_THE EXERCISE_: Can you output, word for word, the lines between the one holding "What D3.js code" and the one holding "var realL1T = [0, 0.7, 2.8, 5.6, 9.9, 17.4];", inclusive, leaving out any pictures?

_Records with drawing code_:
▬▬▬▬▬▬

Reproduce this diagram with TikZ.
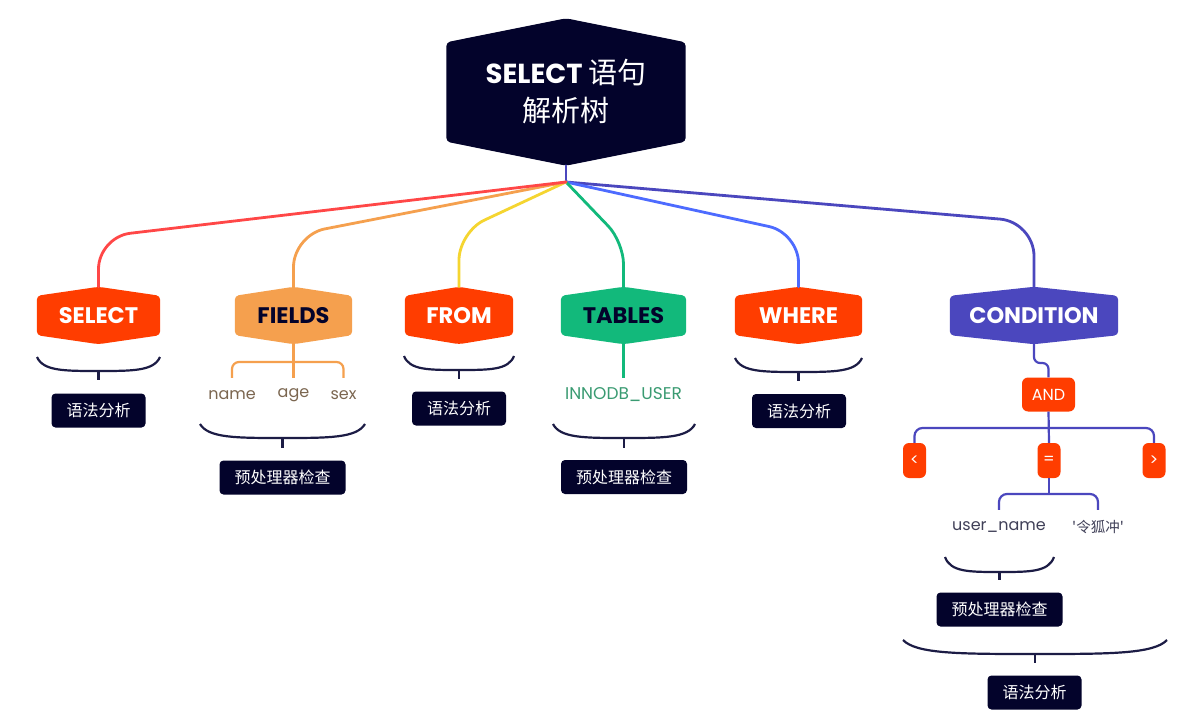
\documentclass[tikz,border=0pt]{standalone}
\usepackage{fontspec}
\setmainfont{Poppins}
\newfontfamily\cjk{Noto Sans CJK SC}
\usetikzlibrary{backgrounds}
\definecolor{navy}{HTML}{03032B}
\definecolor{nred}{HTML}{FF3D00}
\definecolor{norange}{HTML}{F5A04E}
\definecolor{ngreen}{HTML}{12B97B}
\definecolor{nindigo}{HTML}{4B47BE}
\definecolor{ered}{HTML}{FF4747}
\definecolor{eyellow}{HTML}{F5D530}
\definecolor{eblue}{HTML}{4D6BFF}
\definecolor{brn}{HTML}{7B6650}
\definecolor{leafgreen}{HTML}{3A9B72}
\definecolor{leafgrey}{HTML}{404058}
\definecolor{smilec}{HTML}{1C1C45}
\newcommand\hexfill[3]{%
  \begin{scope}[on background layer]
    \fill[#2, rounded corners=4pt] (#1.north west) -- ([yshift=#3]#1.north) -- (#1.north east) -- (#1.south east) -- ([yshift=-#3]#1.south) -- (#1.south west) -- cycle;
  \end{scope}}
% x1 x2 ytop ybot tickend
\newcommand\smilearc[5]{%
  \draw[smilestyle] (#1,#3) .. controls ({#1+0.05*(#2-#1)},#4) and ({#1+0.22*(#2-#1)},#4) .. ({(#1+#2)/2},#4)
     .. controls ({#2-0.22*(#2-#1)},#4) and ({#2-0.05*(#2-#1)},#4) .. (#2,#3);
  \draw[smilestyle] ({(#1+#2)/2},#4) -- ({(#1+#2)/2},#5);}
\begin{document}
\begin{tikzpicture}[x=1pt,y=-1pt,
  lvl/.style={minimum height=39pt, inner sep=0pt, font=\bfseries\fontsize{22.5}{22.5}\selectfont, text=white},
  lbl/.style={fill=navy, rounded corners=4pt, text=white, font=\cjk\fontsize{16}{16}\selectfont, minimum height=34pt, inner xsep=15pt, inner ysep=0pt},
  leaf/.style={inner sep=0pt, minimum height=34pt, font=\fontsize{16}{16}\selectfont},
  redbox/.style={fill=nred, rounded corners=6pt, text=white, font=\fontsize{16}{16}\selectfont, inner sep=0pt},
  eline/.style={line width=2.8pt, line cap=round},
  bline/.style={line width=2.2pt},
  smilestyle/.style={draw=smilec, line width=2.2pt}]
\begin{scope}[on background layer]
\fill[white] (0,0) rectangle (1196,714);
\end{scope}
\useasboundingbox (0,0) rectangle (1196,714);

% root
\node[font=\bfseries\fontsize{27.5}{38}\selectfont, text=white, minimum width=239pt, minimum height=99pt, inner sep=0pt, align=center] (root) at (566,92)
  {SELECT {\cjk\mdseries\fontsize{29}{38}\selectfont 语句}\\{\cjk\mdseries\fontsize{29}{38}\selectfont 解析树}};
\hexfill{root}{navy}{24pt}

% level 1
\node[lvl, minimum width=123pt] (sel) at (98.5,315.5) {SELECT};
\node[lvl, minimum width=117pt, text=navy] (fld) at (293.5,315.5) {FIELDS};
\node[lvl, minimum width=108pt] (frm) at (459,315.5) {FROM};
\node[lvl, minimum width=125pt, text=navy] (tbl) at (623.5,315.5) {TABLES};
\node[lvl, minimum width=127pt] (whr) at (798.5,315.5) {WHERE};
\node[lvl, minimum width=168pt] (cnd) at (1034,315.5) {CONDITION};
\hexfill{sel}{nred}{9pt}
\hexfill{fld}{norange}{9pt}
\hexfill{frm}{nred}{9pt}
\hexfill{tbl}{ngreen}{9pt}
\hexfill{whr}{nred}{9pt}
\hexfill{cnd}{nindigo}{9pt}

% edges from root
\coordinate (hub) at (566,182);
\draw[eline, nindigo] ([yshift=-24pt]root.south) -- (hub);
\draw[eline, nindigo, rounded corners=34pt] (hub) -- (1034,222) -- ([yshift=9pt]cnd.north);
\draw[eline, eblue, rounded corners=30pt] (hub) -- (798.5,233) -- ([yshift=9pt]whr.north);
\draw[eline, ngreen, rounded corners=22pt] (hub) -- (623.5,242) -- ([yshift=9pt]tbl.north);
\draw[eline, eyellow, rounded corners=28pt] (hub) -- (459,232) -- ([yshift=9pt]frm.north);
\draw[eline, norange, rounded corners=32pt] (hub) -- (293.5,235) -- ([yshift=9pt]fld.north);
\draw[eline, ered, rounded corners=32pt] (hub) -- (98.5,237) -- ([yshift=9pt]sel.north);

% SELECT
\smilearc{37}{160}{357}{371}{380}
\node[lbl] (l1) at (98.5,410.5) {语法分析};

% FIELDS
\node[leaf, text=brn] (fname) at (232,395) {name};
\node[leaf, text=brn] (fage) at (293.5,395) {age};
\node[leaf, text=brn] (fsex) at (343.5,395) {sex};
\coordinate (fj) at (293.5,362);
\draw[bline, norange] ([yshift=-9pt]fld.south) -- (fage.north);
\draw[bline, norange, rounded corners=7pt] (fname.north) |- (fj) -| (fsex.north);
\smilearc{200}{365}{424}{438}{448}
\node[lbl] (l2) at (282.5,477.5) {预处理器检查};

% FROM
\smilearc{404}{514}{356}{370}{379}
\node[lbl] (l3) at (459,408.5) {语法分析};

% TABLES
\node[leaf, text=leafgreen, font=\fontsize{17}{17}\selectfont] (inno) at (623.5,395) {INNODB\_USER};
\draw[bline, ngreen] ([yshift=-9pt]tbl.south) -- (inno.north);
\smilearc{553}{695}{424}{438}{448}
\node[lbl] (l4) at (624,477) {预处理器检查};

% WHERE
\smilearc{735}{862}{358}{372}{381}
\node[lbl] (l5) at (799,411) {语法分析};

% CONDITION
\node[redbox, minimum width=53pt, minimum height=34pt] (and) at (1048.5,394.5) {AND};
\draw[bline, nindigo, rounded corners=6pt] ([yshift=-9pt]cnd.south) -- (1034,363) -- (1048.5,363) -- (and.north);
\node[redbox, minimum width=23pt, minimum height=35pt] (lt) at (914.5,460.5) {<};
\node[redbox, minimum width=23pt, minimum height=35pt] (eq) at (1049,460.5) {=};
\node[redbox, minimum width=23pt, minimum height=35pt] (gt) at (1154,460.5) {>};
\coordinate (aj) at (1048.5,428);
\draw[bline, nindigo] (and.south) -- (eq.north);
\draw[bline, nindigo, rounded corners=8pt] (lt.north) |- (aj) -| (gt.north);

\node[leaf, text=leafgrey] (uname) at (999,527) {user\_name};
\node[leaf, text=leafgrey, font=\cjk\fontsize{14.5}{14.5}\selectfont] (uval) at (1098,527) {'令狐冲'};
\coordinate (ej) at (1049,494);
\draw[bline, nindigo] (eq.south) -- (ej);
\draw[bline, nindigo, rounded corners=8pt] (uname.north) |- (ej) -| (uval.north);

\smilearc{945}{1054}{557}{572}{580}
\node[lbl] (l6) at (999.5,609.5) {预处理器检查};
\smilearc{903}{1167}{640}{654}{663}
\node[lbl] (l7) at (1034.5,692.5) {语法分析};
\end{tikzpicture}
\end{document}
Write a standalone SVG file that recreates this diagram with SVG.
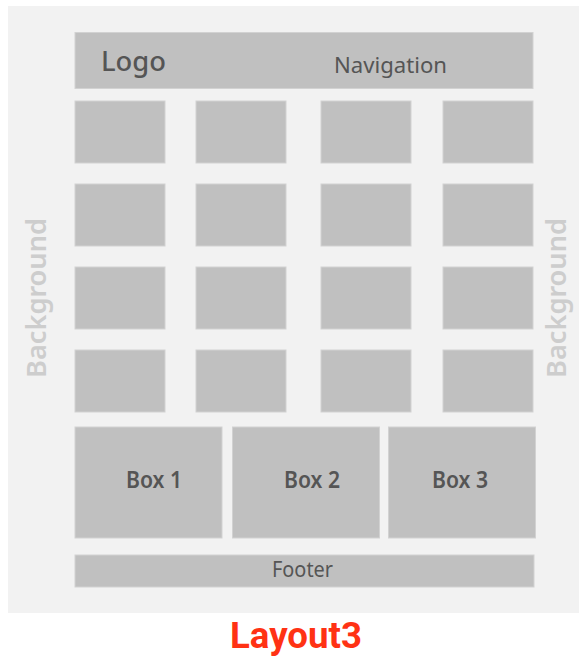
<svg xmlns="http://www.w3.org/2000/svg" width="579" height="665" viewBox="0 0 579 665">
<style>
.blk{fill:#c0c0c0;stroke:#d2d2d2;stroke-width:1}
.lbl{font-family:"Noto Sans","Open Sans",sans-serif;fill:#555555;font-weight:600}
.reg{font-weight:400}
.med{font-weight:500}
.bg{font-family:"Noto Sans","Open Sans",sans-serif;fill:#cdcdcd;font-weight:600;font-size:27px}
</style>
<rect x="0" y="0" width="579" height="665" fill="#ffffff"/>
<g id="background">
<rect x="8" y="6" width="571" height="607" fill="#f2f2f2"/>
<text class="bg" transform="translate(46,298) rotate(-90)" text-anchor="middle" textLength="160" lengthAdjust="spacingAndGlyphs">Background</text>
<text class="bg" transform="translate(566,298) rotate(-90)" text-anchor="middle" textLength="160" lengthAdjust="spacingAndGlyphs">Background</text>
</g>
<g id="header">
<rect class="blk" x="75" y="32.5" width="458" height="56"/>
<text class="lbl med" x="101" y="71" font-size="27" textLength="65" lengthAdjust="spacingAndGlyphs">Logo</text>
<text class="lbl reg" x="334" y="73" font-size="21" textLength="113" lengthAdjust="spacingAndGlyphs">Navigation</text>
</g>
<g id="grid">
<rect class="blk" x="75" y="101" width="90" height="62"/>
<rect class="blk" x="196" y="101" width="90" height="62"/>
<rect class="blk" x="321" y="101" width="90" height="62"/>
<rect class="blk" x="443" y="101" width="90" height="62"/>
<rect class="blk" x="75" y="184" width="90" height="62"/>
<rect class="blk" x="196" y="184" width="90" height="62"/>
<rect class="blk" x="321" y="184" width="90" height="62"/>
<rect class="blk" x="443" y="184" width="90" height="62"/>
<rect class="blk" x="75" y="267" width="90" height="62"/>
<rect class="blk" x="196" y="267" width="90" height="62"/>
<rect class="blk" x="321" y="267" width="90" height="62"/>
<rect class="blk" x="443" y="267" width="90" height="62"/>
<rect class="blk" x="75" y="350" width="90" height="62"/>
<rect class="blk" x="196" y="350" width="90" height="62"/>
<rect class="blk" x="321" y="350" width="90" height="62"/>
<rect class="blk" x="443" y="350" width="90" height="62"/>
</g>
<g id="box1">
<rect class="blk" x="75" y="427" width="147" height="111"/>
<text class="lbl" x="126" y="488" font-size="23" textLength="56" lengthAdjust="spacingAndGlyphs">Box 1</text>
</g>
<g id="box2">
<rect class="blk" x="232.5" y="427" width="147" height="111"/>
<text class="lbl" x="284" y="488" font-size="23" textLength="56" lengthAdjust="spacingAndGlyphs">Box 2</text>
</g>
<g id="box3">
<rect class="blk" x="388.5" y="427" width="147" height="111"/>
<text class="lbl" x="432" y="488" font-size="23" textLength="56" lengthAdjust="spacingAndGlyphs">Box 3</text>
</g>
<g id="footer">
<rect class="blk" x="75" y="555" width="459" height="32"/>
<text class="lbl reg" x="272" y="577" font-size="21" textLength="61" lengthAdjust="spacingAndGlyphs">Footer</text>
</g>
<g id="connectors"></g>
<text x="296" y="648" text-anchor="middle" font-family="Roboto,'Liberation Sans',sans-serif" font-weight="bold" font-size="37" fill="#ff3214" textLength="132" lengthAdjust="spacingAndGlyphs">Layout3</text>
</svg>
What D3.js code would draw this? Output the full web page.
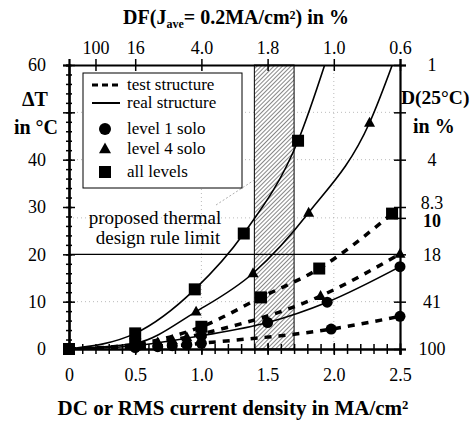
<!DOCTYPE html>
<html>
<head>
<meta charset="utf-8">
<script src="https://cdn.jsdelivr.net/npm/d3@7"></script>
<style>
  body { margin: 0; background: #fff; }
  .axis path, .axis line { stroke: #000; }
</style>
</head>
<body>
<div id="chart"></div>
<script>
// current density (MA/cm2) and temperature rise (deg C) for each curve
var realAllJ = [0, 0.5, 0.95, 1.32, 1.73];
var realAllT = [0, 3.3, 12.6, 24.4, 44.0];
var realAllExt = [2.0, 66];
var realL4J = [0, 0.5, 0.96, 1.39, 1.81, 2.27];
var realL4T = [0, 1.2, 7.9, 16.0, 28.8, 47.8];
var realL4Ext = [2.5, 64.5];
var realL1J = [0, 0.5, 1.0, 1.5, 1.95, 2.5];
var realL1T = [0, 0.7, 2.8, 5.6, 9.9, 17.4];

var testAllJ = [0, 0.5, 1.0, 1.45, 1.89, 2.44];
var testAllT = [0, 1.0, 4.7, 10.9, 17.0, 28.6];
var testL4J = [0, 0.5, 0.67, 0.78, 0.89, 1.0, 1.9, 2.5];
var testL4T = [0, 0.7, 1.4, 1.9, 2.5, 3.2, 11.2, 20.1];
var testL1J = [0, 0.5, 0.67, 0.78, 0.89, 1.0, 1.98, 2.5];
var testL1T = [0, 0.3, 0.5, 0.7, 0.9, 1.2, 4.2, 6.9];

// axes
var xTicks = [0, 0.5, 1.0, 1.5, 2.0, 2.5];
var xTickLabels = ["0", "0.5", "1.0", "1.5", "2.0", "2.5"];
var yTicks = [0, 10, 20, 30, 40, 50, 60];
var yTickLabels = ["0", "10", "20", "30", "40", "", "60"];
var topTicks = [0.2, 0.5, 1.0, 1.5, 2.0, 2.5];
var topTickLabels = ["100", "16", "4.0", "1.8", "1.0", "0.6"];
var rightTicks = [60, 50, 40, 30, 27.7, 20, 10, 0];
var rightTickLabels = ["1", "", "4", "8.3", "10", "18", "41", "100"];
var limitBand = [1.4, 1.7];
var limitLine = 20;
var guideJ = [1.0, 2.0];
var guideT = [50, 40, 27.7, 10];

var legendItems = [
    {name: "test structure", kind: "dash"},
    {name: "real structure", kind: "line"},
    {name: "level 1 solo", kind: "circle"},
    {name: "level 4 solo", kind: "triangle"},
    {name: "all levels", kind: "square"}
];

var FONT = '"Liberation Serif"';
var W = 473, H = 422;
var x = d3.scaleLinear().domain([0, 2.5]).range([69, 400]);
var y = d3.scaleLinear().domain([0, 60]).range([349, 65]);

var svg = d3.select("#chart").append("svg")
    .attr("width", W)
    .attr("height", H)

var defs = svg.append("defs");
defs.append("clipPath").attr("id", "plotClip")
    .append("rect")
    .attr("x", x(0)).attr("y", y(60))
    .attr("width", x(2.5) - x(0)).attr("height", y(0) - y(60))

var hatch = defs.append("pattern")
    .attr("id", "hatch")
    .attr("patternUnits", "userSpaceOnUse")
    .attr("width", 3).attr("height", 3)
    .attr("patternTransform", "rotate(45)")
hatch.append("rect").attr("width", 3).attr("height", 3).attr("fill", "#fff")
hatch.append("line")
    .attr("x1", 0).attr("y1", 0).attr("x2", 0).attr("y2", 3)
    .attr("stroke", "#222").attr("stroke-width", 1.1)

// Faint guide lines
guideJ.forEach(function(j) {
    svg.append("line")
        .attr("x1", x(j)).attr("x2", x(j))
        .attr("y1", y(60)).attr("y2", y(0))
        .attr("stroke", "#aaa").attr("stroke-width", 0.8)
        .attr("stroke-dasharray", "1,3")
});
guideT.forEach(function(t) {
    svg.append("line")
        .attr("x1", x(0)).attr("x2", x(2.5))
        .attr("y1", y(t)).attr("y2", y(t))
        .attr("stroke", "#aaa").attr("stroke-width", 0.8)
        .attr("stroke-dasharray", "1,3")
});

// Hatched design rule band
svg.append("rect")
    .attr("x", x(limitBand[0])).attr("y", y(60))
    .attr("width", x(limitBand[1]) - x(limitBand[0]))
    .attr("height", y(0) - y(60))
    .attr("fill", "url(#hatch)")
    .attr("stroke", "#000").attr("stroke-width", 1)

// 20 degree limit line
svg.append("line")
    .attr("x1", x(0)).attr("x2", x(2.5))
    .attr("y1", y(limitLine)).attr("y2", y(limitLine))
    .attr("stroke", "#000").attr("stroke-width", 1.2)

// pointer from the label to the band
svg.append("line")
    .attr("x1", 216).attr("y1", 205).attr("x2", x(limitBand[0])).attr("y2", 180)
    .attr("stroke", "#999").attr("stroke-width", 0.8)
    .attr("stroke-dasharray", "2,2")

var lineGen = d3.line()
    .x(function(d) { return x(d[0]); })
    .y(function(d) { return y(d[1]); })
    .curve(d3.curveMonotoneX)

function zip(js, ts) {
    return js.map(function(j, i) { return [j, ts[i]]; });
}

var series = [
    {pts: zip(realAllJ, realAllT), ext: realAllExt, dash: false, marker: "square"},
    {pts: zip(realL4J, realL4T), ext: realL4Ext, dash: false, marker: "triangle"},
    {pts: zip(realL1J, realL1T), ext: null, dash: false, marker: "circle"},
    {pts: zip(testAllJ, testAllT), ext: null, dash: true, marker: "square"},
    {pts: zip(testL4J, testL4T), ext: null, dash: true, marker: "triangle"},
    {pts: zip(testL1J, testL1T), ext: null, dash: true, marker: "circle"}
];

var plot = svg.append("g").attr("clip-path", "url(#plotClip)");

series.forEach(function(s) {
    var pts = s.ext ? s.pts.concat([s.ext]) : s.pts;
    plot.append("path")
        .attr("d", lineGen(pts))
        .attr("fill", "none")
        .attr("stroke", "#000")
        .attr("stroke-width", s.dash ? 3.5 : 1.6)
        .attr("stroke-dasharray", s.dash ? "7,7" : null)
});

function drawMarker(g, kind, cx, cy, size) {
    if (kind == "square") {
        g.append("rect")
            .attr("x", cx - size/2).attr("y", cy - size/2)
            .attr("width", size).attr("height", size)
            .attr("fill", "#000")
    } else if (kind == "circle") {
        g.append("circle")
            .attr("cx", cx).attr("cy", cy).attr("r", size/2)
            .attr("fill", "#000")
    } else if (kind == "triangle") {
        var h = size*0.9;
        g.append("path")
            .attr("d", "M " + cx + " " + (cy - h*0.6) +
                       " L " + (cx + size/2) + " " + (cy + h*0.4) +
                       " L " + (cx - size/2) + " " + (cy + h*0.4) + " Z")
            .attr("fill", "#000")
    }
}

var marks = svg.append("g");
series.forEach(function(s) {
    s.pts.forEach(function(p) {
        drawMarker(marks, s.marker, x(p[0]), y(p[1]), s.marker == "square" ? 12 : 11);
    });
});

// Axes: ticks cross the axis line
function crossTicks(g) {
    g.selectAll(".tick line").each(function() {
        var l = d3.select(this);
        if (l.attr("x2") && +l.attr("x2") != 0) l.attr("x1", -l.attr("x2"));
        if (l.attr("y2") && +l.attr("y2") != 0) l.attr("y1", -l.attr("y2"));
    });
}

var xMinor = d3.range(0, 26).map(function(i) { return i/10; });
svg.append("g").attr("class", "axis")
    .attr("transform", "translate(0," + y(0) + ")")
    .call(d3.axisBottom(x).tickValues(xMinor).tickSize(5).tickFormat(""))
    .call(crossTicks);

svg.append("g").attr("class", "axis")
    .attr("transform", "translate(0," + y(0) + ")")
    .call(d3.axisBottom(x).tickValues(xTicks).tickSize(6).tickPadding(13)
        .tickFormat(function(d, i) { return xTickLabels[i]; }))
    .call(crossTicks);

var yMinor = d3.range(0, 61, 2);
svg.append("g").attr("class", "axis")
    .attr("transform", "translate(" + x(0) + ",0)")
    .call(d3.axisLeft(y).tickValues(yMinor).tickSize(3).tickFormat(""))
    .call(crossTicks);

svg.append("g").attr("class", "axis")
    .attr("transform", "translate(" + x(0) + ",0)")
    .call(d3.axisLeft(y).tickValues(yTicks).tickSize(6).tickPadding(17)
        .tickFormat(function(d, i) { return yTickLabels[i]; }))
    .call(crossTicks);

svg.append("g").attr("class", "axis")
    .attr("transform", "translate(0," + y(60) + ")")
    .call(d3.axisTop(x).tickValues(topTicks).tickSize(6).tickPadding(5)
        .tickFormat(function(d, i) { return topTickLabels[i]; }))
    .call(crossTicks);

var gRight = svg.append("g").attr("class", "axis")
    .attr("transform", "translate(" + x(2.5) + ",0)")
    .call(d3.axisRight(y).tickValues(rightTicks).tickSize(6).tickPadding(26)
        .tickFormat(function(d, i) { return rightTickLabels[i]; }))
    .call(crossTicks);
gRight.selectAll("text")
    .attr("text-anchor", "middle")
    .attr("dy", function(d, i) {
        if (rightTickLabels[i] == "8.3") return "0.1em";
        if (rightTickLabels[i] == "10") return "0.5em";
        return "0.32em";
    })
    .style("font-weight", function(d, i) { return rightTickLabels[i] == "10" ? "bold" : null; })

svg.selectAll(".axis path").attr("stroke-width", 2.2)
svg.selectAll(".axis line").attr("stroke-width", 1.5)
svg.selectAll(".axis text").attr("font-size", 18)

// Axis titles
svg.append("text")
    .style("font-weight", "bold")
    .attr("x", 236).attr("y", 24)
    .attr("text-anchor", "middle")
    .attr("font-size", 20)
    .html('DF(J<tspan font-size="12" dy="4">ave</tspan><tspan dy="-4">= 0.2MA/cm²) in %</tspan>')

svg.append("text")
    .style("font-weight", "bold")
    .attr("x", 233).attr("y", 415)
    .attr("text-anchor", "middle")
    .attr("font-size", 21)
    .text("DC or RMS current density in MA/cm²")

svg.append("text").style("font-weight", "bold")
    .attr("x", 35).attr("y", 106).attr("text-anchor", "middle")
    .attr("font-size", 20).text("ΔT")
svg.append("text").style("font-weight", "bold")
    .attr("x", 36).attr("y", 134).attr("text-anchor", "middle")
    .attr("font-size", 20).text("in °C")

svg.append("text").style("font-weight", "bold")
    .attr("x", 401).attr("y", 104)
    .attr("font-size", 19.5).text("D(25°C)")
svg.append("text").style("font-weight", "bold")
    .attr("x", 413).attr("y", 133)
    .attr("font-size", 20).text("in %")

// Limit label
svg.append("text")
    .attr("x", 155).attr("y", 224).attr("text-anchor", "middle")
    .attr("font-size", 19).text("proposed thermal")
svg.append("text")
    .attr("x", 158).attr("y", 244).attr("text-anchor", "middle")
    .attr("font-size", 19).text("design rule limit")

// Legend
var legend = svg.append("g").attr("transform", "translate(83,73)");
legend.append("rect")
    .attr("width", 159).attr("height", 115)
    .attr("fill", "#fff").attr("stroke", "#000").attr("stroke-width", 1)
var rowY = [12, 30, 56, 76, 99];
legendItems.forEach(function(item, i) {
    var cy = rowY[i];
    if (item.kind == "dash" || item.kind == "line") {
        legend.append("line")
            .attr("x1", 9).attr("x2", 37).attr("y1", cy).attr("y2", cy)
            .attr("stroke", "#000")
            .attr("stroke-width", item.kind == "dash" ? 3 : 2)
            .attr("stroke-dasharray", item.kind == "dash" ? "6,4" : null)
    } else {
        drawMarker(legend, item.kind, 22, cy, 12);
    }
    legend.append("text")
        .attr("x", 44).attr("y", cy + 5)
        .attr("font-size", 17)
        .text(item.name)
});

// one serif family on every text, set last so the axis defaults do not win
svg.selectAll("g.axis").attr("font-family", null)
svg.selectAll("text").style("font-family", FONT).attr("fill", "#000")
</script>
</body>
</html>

▬▬▬▬▬▬

_REPLY_:
What D3.js code would draw this? Output the full web page.
<!DOCTYPE html>
<html>
<head>
<meta charset="utf-8">
<script src="https://cdn.jsdelivr.net/npm/d3@7"></script>
<style>
  body { margin: 0; background: #fff; }
  .axis path, .axis line { stroke: #000; }
</style>
</head>
<body>
<div id="chart"></div>
<script>
// current density (MA/cm2) and temperature rise (deg C) for each curve
var realAllJ = [0, 0.5, 0.95, 1.32, 1.73];
var realAllT = [0, 3.3, 12.6, 24.4, 44.0];
var realAllExt = [2.0, 66];
var realL4J = [0, 0.5, 0.96, 1.39, 1.81, 2.27];
var realL4T = [0, 1.2, 7.9, 16.0, 28.8, 47.8];
var realL4Ext = [2.5, 64.5];
var realL1J = [0, 0.5, 1.0, 1.5, 1.95, 2.5];
var realL1T = [0, 0.7, 2.8, 5.6, 9.9, 17.4];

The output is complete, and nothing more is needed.